EXERCISE TASK:
Locate every line in the records below that holds the word "this" and return each one.

begin

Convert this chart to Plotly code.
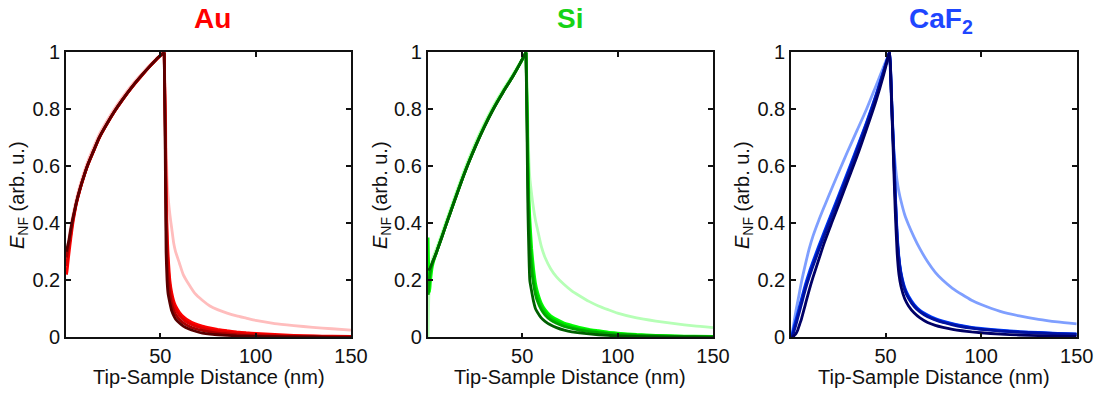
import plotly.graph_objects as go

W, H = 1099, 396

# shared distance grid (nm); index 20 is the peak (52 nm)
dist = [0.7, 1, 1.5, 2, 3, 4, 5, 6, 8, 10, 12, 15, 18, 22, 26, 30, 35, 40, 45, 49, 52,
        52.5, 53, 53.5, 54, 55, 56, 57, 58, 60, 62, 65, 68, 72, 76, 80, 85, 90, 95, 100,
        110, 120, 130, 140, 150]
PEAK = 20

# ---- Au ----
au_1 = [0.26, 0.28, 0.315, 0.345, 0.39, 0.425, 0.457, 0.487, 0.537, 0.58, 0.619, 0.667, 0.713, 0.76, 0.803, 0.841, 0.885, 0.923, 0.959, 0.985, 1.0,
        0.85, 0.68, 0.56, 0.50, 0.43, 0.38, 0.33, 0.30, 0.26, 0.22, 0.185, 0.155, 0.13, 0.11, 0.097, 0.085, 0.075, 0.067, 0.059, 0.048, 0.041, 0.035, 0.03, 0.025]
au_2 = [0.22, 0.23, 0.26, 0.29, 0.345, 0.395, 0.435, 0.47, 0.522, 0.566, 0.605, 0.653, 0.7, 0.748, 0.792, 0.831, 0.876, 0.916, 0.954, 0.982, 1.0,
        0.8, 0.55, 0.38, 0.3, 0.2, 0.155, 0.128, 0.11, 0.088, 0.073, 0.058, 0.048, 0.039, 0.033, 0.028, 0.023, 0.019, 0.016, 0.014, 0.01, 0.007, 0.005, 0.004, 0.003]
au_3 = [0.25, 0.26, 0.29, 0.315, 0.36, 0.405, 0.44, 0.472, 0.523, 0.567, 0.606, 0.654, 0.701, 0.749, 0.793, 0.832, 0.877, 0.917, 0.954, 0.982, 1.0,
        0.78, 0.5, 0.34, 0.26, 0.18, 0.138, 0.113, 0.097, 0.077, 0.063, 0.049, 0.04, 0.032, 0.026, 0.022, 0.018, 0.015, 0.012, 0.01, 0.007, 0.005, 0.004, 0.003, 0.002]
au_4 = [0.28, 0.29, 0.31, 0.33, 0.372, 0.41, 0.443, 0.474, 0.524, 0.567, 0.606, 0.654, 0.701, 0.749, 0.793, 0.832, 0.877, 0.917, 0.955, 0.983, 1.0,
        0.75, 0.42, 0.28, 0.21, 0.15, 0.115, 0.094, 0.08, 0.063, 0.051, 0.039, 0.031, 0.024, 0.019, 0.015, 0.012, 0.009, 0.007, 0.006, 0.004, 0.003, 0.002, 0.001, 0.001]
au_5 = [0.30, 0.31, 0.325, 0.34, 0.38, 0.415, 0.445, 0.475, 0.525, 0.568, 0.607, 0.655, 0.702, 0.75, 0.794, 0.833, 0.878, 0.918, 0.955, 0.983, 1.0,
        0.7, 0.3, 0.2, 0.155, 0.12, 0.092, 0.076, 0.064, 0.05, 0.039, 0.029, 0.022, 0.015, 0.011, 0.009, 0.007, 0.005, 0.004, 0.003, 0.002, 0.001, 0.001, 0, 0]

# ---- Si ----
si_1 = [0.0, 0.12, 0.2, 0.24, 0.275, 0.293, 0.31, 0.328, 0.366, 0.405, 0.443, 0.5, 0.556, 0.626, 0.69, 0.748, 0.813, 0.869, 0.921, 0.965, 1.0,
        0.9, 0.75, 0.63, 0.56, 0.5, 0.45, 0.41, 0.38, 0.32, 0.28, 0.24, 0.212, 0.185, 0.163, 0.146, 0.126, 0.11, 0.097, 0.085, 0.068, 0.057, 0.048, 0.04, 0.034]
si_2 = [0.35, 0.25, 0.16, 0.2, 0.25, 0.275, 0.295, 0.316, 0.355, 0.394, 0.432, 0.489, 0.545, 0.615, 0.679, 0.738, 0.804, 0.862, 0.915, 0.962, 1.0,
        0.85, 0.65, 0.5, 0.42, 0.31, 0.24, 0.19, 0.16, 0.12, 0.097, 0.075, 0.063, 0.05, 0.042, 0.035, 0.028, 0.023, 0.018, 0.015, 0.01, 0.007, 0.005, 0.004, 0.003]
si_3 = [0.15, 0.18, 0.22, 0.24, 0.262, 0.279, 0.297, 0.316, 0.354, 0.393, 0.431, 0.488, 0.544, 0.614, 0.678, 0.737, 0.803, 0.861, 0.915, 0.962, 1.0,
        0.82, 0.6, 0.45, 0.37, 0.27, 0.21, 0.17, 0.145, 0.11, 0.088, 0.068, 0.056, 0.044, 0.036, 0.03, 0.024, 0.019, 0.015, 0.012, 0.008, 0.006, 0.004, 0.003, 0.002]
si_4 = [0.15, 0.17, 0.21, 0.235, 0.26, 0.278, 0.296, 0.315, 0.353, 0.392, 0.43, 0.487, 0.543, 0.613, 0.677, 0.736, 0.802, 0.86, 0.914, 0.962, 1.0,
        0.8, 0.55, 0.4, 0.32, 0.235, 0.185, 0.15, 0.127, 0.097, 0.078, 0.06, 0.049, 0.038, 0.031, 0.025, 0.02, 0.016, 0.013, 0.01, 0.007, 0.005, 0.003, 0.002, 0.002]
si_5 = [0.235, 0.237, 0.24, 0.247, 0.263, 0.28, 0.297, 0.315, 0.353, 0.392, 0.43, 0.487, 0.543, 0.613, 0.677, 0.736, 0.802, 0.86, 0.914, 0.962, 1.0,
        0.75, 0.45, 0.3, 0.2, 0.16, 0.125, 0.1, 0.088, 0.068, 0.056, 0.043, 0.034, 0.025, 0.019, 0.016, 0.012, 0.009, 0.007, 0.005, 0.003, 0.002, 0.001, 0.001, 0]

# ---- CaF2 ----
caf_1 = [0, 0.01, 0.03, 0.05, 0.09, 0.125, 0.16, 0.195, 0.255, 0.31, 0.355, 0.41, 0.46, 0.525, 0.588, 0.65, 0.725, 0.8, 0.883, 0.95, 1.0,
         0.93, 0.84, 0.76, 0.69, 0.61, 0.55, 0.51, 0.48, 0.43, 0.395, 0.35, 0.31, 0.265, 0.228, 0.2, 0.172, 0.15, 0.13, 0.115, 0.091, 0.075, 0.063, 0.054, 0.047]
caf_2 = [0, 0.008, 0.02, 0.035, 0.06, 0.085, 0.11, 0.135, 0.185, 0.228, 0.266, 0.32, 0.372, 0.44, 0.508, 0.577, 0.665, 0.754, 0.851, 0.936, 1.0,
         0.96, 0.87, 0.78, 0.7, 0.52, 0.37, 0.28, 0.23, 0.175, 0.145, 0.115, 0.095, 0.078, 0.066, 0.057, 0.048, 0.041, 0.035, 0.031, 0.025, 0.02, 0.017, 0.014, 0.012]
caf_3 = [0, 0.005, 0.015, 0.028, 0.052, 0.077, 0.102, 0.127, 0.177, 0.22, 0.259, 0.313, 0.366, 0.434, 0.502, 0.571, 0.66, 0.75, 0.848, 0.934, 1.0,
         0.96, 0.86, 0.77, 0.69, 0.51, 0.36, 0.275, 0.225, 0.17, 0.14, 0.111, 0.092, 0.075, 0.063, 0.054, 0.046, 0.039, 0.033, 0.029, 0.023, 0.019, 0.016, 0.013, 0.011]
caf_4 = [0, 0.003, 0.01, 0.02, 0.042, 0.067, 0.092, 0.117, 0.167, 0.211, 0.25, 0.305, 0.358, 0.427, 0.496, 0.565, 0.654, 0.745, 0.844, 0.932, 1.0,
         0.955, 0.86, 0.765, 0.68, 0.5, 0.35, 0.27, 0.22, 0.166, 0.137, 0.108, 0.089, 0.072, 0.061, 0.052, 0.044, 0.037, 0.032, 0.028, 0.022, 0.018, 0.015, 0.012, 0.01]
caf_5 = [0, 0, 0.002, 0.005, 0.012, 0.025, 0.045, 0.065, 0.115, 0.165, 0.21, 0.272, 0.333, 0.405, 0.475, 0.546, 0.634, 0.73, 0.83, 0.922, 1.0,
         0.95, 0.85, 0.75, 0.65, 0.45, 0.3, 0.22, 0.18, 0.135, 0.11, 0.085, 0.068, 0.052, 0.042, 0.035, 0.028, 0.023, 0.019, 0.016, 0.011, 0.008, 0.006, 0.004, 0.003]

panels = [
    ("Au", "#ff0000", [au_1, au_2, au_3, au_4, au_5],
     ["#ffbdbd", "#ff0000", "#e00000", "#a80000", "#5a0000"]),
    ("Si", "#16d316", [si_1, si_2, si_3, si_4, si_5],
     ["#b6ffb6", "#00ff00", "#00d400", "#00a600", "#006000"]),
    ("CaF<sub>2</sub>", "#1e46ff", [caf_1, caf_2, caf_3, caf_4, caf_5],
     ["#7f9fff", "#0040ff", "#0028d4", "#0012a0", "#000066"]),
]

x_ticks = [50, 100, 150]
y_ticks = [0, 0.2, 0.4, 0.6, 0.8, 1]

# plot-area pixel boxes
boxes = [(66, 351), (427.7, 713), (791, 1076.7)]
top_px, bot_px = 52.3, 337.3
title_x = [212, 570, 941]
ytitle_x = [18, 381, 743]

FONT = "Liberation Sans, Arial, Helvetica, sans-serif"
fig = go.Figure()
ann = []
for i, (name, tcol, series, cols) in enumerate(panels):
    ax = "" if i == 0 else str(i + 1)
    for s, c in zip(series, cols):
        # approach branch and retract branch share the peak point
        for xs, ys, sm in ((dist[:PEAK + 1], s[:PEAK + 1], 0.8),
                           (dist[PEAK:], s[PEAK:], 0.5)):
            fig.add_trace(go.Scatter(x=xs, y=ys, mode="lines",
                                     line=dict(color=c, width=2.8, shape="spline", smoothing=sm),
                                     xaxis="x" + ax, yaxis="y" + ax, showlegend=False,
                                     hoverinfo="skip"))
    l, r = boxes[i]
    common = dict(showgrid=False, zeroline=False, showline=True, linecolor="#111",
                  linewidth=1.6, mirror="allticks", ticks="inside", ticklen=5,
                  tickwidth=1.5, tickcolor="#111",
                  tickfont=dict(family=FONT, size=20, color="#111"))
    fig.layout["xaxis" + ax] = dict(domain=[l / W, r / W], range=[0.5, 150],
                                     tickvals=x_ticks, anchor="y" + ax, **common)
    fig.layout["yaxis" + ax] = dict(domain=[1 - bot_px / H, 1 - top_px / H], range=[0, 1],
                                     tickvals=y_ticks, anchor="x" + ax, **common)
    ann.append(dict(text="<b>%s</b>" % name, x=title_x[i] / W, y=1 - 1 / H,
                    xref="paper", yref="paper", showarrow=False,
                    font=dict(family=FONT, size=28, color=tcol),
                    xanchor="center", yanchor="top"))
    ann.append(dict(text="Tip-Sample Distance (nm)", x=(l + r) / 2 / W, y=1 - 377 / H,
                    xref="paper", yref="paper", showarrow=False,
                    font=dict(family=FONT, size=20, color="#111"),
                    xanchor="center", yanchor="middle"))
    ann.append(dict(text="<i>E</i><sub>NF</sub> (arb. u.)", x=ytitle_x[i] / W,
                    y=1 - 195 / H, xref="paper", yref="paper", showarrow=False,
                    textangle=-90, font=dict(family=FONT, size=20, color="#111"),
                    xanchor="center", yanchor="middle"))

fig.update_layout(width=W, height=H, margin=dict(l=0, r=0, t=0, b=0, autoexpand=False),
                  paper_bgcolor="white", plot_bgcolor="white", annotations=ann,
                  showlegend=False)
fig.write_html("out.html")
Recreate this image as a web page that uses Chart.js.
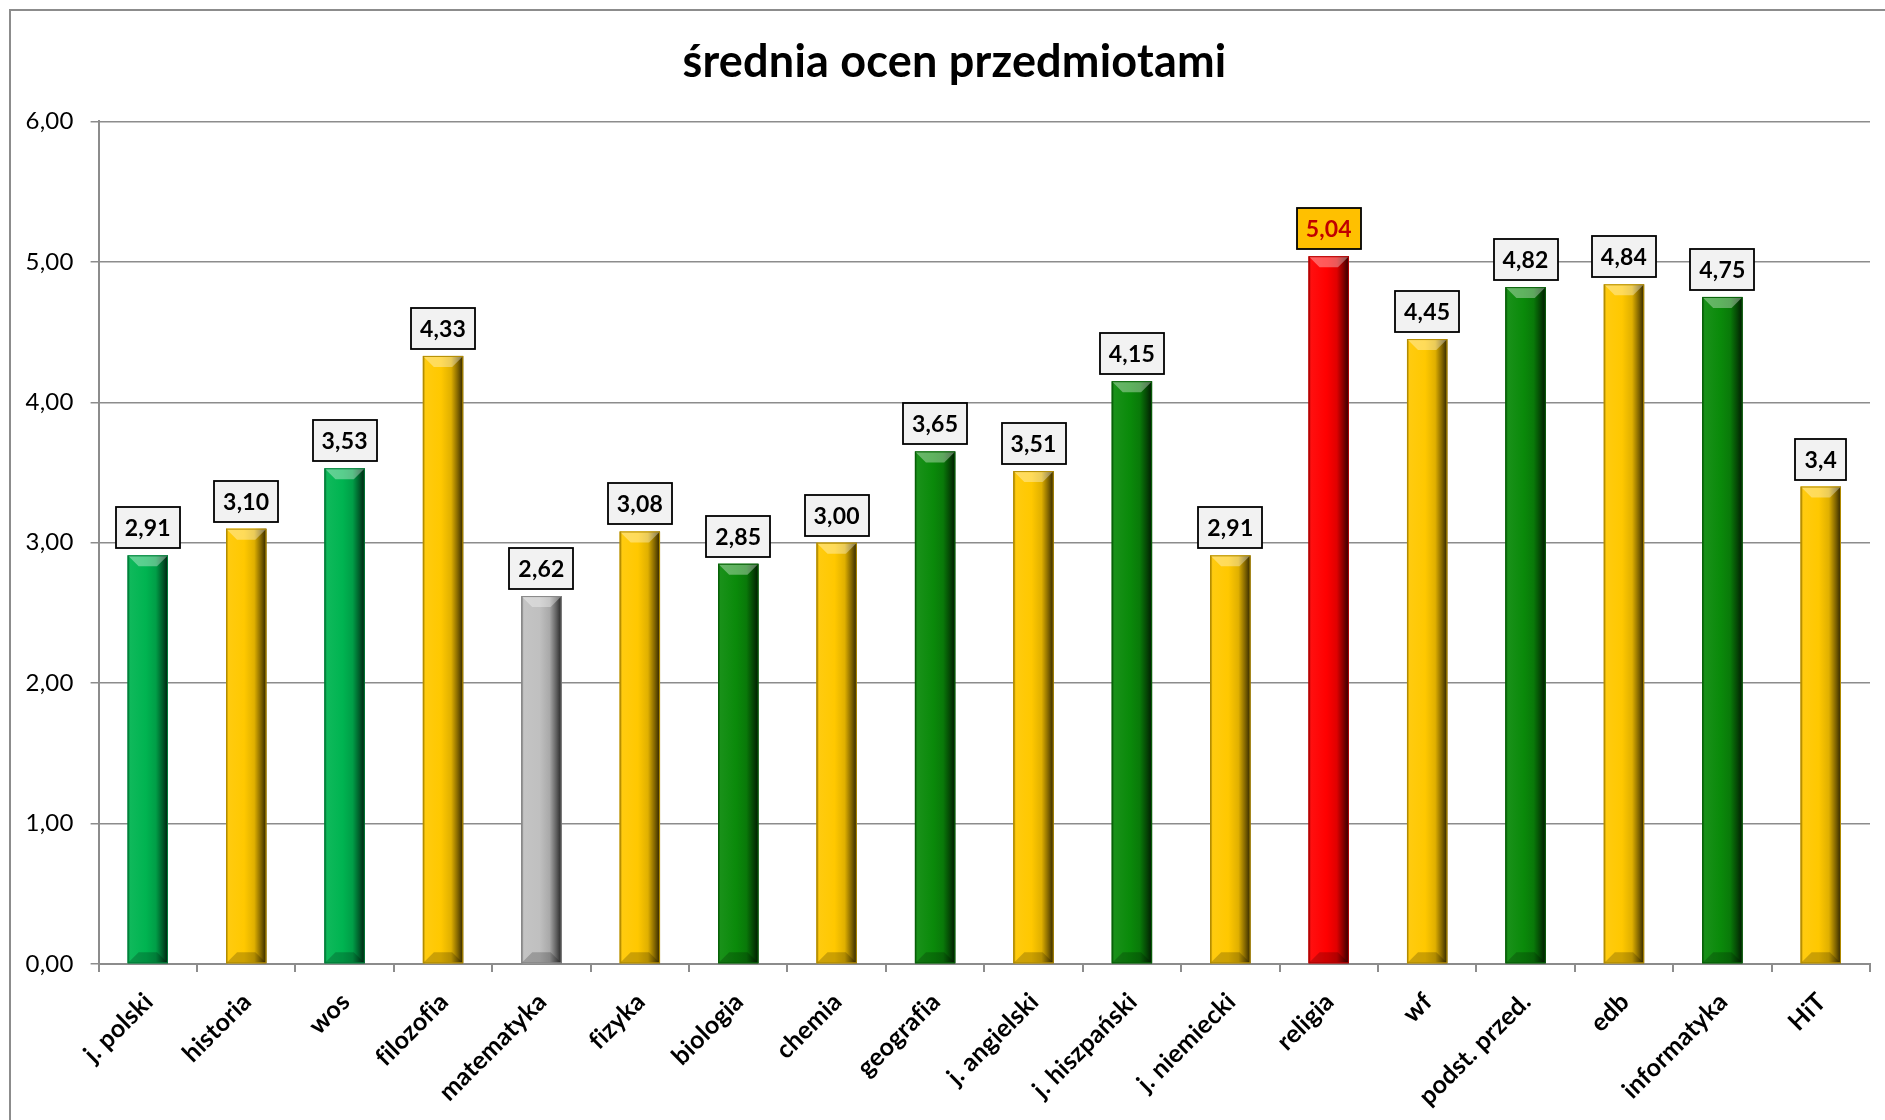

end

RIGHT ANSWER:
Convert this chart to Plotly code.
Recreate this image as a web page that uses Chart.js.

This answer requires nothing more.